- Available data
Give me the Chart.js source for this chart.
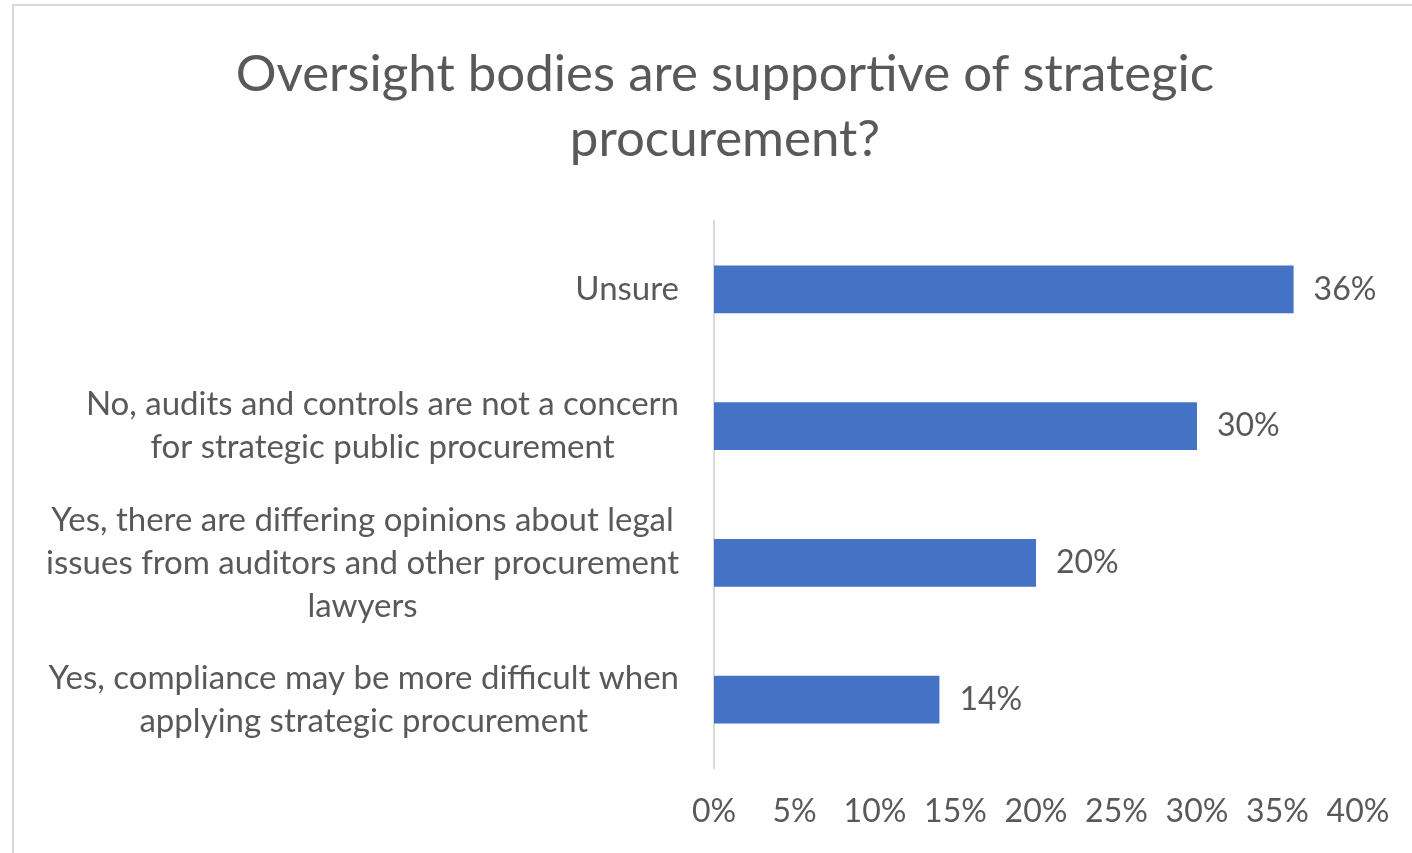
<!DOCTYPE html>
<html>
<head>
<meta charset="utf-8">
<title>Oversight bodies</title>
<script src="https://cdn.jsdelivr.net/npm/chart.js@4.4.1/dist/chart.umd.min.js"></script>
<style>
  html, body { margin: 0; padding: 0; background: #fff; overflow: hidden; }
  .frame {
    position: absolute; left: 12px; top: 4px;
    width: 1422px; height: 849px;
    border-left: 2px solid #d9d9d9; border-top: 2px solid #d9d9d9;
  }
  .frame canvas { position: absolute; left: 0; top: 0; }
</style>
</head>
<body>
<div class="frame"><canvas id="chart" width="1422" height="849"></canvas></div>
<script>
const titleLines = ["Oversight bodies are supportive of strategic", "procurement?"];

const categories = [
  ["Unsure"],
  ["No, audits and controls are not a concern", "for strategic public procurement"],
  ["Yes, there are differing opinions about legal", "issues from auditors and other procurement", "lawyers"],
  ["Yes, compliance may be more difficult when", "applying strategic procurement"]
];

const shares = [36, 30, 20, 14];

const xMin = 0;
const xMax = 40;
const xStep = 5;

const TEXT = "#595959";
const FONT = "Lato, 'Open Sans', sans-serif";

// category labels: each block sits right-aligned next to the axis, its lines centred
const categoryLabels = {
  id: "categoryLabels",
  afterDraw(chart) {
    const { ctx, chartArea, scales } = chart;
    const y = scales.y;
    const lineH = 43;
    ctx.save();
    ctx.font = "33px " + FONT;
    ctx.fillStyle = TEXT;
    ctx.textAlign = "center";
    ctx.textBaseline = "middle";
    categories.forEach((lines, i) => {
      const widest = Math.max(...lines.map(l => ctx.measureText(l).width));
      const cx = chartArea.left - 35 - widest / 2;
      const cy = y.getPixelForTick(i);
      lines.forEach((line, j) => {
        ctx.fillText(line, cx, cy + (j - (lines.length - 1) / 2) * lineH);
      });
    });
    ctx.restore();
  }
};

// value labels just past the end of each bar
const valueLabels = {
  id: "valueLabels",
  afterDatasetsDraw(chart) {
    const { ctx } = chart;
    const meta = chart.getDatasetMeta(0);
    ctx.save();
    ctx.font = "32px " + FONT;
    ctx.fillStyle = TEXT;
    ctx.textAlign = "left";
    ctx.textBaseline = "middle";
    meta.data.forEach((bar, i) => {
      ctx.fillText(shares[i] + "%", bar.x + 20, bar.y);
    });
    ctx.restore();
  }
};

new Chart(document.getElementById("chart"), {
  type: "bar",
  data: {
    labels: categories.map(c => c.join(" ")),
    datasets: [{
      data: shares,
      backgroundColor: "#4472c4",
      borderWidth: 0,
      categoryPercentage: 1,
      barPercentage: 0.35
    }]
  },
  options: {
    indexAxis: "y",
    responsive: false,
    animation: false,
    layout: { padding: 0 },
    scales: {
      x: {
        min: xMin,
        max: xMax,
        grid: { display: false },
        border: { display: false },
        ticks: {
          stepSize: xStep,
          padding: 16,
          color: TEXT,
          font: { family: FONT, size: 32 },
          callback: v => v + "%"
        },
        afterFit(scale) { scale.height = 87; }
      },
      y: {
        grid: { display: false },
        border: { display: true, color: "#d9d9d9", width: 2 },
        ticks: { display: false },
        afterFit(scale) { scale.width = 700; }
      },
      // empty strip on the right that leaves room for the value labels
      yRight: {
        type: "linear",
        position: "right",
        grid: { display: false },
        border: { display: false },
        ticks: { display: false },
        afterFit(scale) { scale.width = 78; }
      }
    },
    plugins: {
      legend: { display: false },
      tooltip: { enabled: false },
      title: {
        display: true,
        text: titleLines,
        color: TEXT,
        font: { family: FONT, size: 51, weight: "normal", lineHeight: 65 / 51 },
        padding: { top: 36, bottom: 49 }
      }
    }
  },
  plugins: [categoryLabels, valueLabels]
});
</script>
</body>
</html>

- What you will do
Print the listing above in full, exactly as written. Omit any pictures.

- Correct response
Give me the Chart.js source for this chart.
<!DOCTYPE html>
<html>
<head>
<meta charset="utf-8">
<title>Oversight bodies</title>
<script src="https://cdn.jsdelivr.net/npm/chart.js@4.4.1/dist/chart.umd.min.js"></script>
<style>
  html, body { margin: 0; padding: 0; background: #fff; overflow: hidden; }
  .frame {
    position: absolute; left: 12px; top: 4px;
    width: 1422px; height: 849px;
    border-left: 2px solid #d9d9d9; border-top: 2px solid #d9d9d9;
  }
  .frame canvas { position: absolute; left: 0; top: 0; }
</style>
</head>
<body>
<div class="frame"><canvas id="chart" width="1422" height="849"></canvas></div>
<script>
const titleLines = ["Oversight bodies are supportive of strategic", "procurement?"];

const categories = [
  ["Unsure"],
  ["No, audits and controls are not a concern", "for strategic public procurement"],
  ["Yes, there are differing opinions about legal", "issues from auditors and other procurement", "lawyers"],
  ["Yes, compliance may be more difficult when", "applying strategic procurement"]
];

const shares = [36, 30, 20, 14];

const xMin = 0;
const xMax = 40;
const xStep = 5;

const TEXT = "#595959";
const FONT = "Lato, 'Open Sans', sans-serif";

// category labels: each block sits right-aligned next to the axis, its lines centred
const categoryLabels = {
  id: "categoryLabels",
  afterDraw(chart) {
    const { ctx, chartArea, scales } = chart;
    const y = scales.y;
    const lineH = 43;
    ctx.save();
    ctx.font = "33px " + FONT;
    ctx.fillStyle = TEXT;
    ctx.textAlign = "center";
    ctx.textBaseline = "middle";
    categories.forEach((lines, i) => {
      const widest = Math.max(...lines.map(l => ctx.measureText(l).width));
      const cx = chartArea.left - 35 - widest / 2;
      const cy = y.getPixelForTick(i);
      lines.forEach((line, j) => {
        ctx.fillText(line, cx, cy + (j - (lines.length - 1) / 2) * lineH);
      });
    });
    ctx.restore();
  }
};

// value labels just past the end of each bar
const valueLabels = {
  id: "valueLabels",
  afterDatasetsDraw(chart) {
    const { ctx } = chart;
    const meta = chart.getDatasetMeta(0);
    ctx.save();
    ctx.font = "32px " + FONT;
    ctx.fillStyle = TEXT;
    ctx.textAlign = "left";
    ctx.textBaseline = "middle";
    meta.data.forEach((bar, i) => {
      ctx.fillText(shares[i] + "%", bar.x + 20, bar.y);
    });
    ctx.restore();
  }
};

new Chart(document.getElementById("chart"), {
  type: "bar",
  data: {
    labels: categories.map(c => c.join(" ")),
    datasets: [{
      data: shares,
      backgroundColor: "#4472c4",
      borderWidth: 0,
      categoryPercentage: 1,
      barPercentage: 0.35
    }]
  },
  options: {
    indexAxis: "y",
    responsive: false,
    animation: false,
    layout: { padding: 0 },
    scales: {
      x: {
        min: xMin,
        max: xMax,
        grid: { display: false },
        border: { display: false },
        ticks: {
          stepSize: xStep,
          padding: 16,
          color: TEXT,
          font: { family: FONT, size: 32 },
          callback: v => v + "%"
        },
        afterFit(scale) { scale.height = 87; }
      },
      y: {
        grid: { display: false },
        border: { display: true, color: "#d9d9d9", width: 2 },
        ticks: { display: false },
        afterFit(scale) { scale.width = 700; }
      },
      // empty strip on the right that leaves room for the value labels
      yRight: {
        type: "linear",
        position: "right",
        grid: { display: false },
        border: { display: false },
        ticks: { display: false },
        afterFit(scale) { scale.width = 78; }
      }
    },
    plugins: {
      legend: { display: false },
      tooltip: { enabled: false },
      title: {
        display: true,
        text: titleLines,
        color: TEXT,
        font: { family: FONT, size: 51, weight: "normal", lineHeight: 65 / 51 },
        padding: { top: 36, bottom: 49 }
      }
    }
  },
  plugins: [categoryLabels, valueLabels]
});
</script>
</body>
</html>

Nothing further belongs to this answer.